> [Recorded information]
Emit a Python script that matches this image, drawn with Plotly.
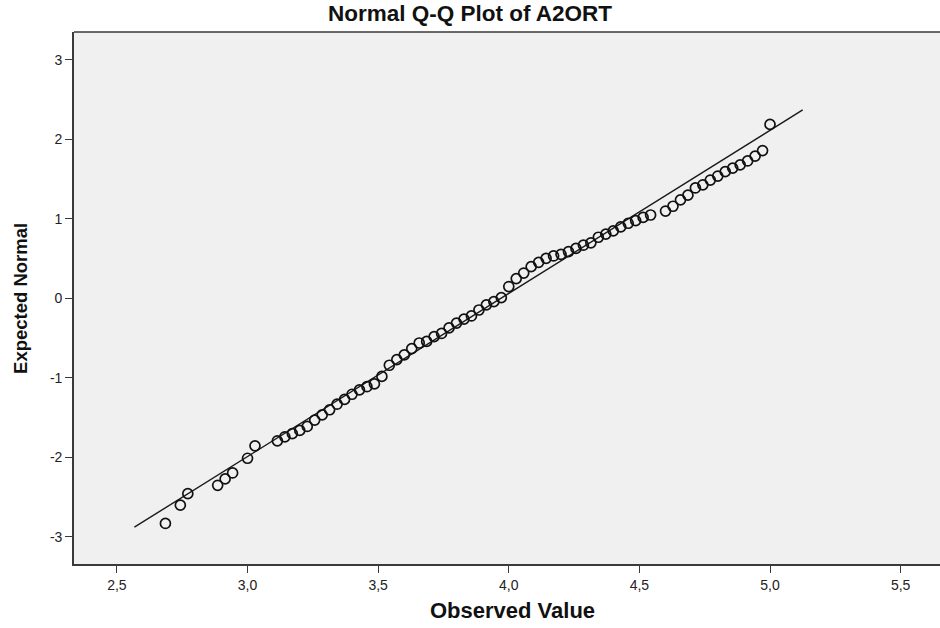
import plotly.graph_objects as go

obs_k = [94, 96, 97, 101, 102, 103, 105, 106, 109, 110, 111, 112, 113, 114, 115,
         116, 117, 118, 119, 120, 121, 122, 123, 124, 125, 126, 127, 128, 129, 130,
         131, 132, 133, 134, 135, 136, 137, 138, 139, 140, 141, 142, 143, 144, 145,
         146, 147, 148, 149, 150, 151, 152, 153, 154, 155, 156, 157, 158, 159, 161,
         162, 163, 164, 165, 166, 167, 168, 169, 170, 171, 172, 173, 174, 175]
observed = [k / 35 for k in obs_k]
expected = [-2.83, -2.60, -2.455, -2.35, -2.27, -2.195, -2.01, -1.854, -1.79, -1.74,
            -1.70, -1.66, -1.61, -1.53, -1.465, -1.40, -1.33, -1.27, -1.205, -1.15,
            -1.11, -1.075, -0.98, -0.84, -0.77, -0.71, -0.63, -0.56, -0.54, -0.48,
            -0.44, -0.37, -0.31, -0.26, -0.22, -0.145, -0.08, -0.04, 0.01, 0.15,
            0.25, 0.32, 0.40, 0.455, 0.505, 0.535, 0.556, 0.59, 0.63, 0.67,
            0.70, 0.77, 0.81, 0.85, 0.90, 0.946, 0.98, 1.02, 1.05, 1.10,
            1.16, 1.24, 1.30, 1.39, 1.43, 1.49, 1.54, 1.595, 1.64, 1.68,
            1.73, 1.79, 1.86, 2.19]

# Reference line parameters
line_mean = 3.969
line_sd = 0.4874
line_x = [2.567, 5.125]
line_y = [(v - line_mean) / line_sd for v in line_x]

x_ticks = [2.5, 3.0, 3.5, 4.0, 4.5, 5.0, 5.5]
x_tick_labels = ["2,5", "3,0", "3,5", "4,0", "4,5", "5,0", "5,5"]
y_ticks = [-3, -2, -1, 0, 1, 2, 3]
y_tick_labels = ["-3", "-2", "-1", "0", "1", "2", "3"]

FONT = "Liberation Sans, Arial, sans-serif"

fig = go.Figure()
fig.add_trace(go.Scatter(x=line_x, y=line_y, mode="lines",
                         line=dict(color="#1a1a1a", width=1.4),
                         hoverinfo="skip", showlegend=False))
fig.add_trace(go.Scatter(x=observed, y=expected, mode="markers",
                         marker=dict(symbol="circle-open", size=10,
                                     color="#111111", line=dict(width=1.7)),
                         showlegend=False))

axis_font = dict(family=FONT, size=14, color="#222222")

fig.update_layout(
    width=940, height=628,
    margin=dict(l=74, r=0, t=32, b=64),
    paper_bgcolor="white",
    plot_bgcolor="#f0f0f0",
    title=dict(text="<b>Normal Q-Q Plot of A2ORT</b>", x=0.5, xref="container",
               y=1 - 13 / 628, yref="container", yanchor="middle", xanchor="center",
               font=dict(family=FONT, size=22.5, color="#111111")),
    xaxis=dict(range=[2.3358, 5.6506], tickvals=x_ticks, ticktext=x_tick_labels,
               showgrid=False, zeroline=False, showline=True, linecolor="#3a3a3a",
               linewidth=1.6, ticks="outside", ticklen=7, tickcolor="#3a3a3a",
               tickwidth=1.4, tickfont=axis_font),
    yaxis=dict(range=[-3.340, 3.352], tickvals=y_ticks, ticktext=y_tick_labels,
               showgrid=False, zeroline=False, showline=True, linecolor="#3a3a3a",
               linewidth=1.6, ticks="outside", ticklen=7, tickcolor="#3a3a3a",
               tickwidth=1.4, tickfont=axis_font),
    shapes=[dict(type="line", xref="paper", yref="paper", x0=0, x1=1, y0=1, y1=1,
                 line=dict(color="#3a3a3a", width=1.6))],
    annotations=[
        dict(text="<b>Observed Value</b>", xref="paper", yref="paper", x=0.506,
             y=-0.0865, yanchor="middle", xanchor="center", showarrow=False,
             font=dict(family=FONT, size=22, color="#111111")),
        dict(text="<b>Expected Normal</b>", xref="paper", yref="paper", x=-0.0624,
             y=0.5, textangle=-90, xanchor="center", yanchor="middle", showarrow=False,
             font=dict(family=FONT, size=18.5, color="#111111")),
    ],
)

fig.write_html("out.html", config={"displayModeBar": False},
               post_script="document.body.style.margin='0';")
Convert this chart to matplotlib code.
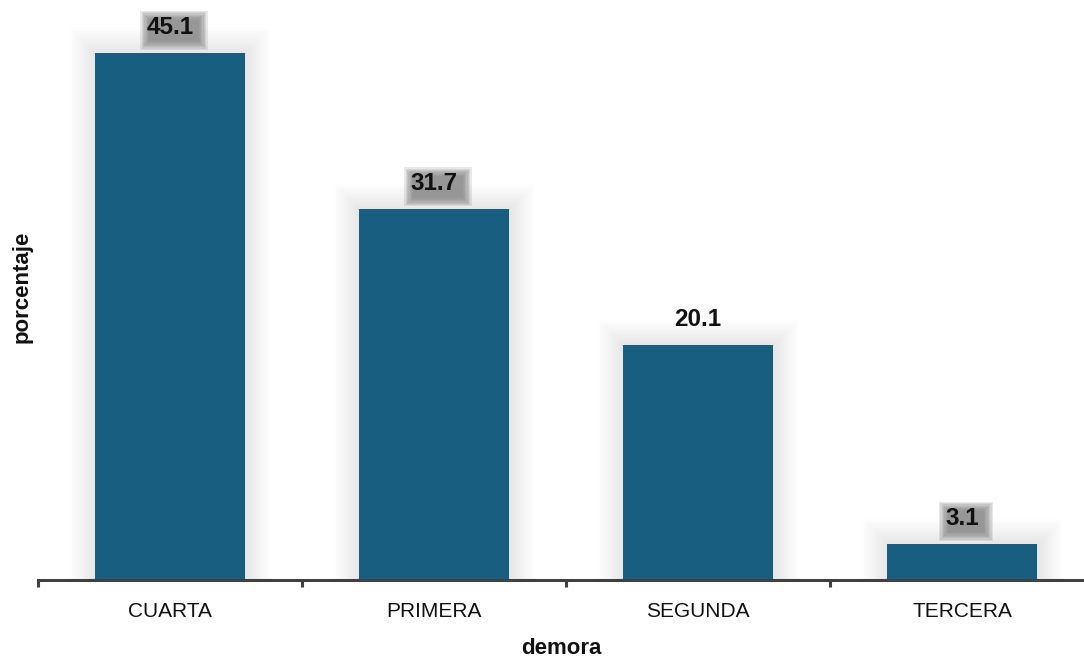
import matplotlib
matplotlib.use("Agg")
import matplotlib.pyplot as plt
import matplotlib.patheffects as pe
from matplotlib.patches import Rectangle
from matplotlib.transforms import IdentityTransform
from matplotlib.ticker import FixedLocator

categories = ["CUARTA", "PRIMERA", "SEGUNDA", "TERCERA"]
porcentaje = [45.1, 31.7, 20.1, 3.1]
boxed = [True, True, False, True]

BAR_COLOR = "#185e80"
AXIS_COLOR = "#404040"

plt.rcParams["font.family"] = ["Liberation Sans", "DejaVu Sans"]

W, H = 1084, 658
fig = plt.figure(figsize=(W / 100, H / 100), dpi=100)
left, bottom, top = 38, 580, 10
ax = fig.add_axes([left / W, (H - bottom) / H, 1 - left / W, (bottom - top) / H])

x = list(range(len(categories)))

# soft glow around each bar
glow = [pe.Stroke(linewidth=w, foreground="black", alpha=0.008) for w in range(36, 0, -3)]
bars = ax.bar(x, porcentaje, width=0.57, color=BAR_COLOR, zorder=3)
for b in bars:
    b.set_path_effects(glow + [pe.Normal()])

ax.set_xlim(-0.5, -0.5 + (W - left) / 264)
ax.set_ylim(0, (bottom - top) / 11.69)

# value labels
labels = []
for xi, v in zip(x, porcentaje):
    t = ax.annotate(f"{v:.1f}", (xi, v), xytext=(0, 13.7), textcoords="offset points",
                    ha="center", va="baseline", fontsize=17.5, fontweight="bold",
                    color="#111111", zorder=5)
    labels.append(t)

for s in ["top", "right", "left"]:
    ax.spines[s].set_visible(False)
ax.spines["bottom"].set_color(AXIS_COLOR)
ax.spines["bottom"].set_linewidth(2.2)
ax.spines["bottom"].set_zorder(6)

ax.set_yticks([])
ax.set_xticks(x)
ax.set_xticklabels(categories, fontsize=15, color="#111111")
ax.xaxis.set_minor_locator(FixedLocator([i - 0.5 for i in range(len(categories) + 1)]))
ax.tick_params(axis="x", which="major", length=0, pad=16)
ax.tick_params(axis="x", which="minor", length=5, width=2.2, color=AXIS_COLOR, direction="out")

ax.set_xlabel("demora", fontsize=16, fontweight="bold", labelpad=12, color="#111111")
ax.set_ylabel("porcentaje", fontsize=16, fontweight="bold", color="#111111")
ax.yaxis.set_label_coords(-5 / (W - left), 0.514)

# soft grey backing boxes behind most value labels (built in pixel space)
fig.canvas.draw()
renderer = fig.canvas.get_renderer()
for t, has_box in zip(labels, boxed):
    if not has_box:
        continue
    bb = t.get_window_extent(renderer)
    x0, x1 = bb.x0 - 2, bb.x1 + 10
    y0, y1 = bb.y0 - 7, bb.y1 + 1
    for k in range(8):
        e = -5 + k * 1.3
        r = Rectangle((x0 - e, y0 - e), (x1 - x0) + 2 * e, (y1 - y0) + 2 * e,
                      transform=IdentityTransform(), facecolor="#808080",
                      edgecolor="none", alpha=0.18, zorder=4, clip_on=False)
        ax.add_artist(r)

fig.savefig("out.png", dpi=100)
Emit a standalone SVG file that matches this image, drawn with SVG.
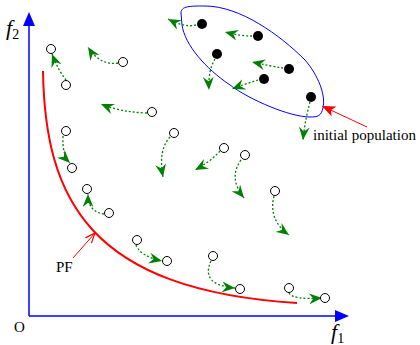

> [Short problem] Return the material line for line, from its beginning to the line that contains "import plotly.graph_objects as go", with the pictures left out.

> [Exercise answer]
Emit a Python script that matches this image, drawn with Plotly.
import plotly.graph_objects as go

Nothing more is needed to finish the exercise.